A figure without features

 

A FIGURE WITHOUT FEATURES – A CHILLING TAILEM TOWN GHOST STORY
By Alison Oborn

Alison has been running tours at Old Tailem Town since 2010, having previously done tours at the Adelaide Gaol for many years. The Gaol is a paranormal hotspot… but Tailem Town is in another category altogether!

The following personal Tailem Town Ghost story was featured in That’s Life magazine in 2013.

“I’ve been interested in the paranormal all my life and seriously investigated it for over 25 years.  But even though I have experienced a lot of weird phenomena, I’d never actually seen a ghost.  Not until Saturday, 23rd April, 2011, when I saw the darkest of dark figures in a church.  But in the heat of the moment, I didn’t realise what I was seeing.

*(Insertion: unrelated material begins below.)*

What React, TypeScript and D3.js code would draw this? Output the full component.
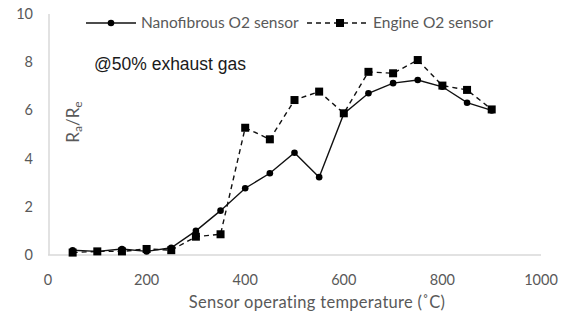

I run a company, Adelaide’s Haunted Horizons, and I was conducting a ghost tour of Old Tailem Town, S.A., when it happened.  Tailem Town is a collection of 110 buildings brought from all over the country and then laid out in their original condition on 13 streets.

Every building is home to at least one amazing story about its past.  Murder, tragedy, romance – it’s all in Tailem’s history. “I think it is the largest pioneer village in the southern hemisphere”, I tell my tour groups.  “You won’t find anywhere more authentic.”

While it’s open to visitors during the day, at night the electricity is turned off and the town is deserted.  It becomes a very eerie place.  I’ve been running night tours there for three years, having previously done ghost tours at the Old Adelaide Gaol.  The jail is a paranormal hotspot.  But Old Tailem Town is in another category altogether.

On our tours we usually tell the visitors stories about the building after they’ve been inside, so we don’t plant any seeds about what they should see.  But it’s a little different at the old church, where I chat to them while we’re inside.  On that Saturday there were 12 people in the pews and I stood at the front, explaining the buildings history.  People were restless, changing seats and adjusting their clothing.

“It feels as if someone or something is trying to touch me,” one of the visitors told me.

Another man was feeling ill, which is a common reaction to the place.  My colleague Ash left to help the sick man and his wife to their car.  Not long afterwards everyone heard footsteps and the floorboards creaking at the entrance.  Assuming it was Ash returning, I looked over just as some said, “What was that?”

Two people, myself and a girl in the group, saw a dark figure come in, turn and off to the side.  Eventually I realised I had seen a ghost.  Others have seen this dark figure at Tailem Town before.  But this was a first for me and it was exciting.

He looks as though he might be wearing a coat, but his dense blackness doesn’t reveal any detail – no clothes, no facial features, nothing.  The tall, dark figure is just one of at least three entities which regularly make themselves known at Tailem.

I feel I’m a rational person, but Tailem is a challenging place for rational people.  It’s a historical gem that I’m sure still holds many surprises for me and I am looking forward to them!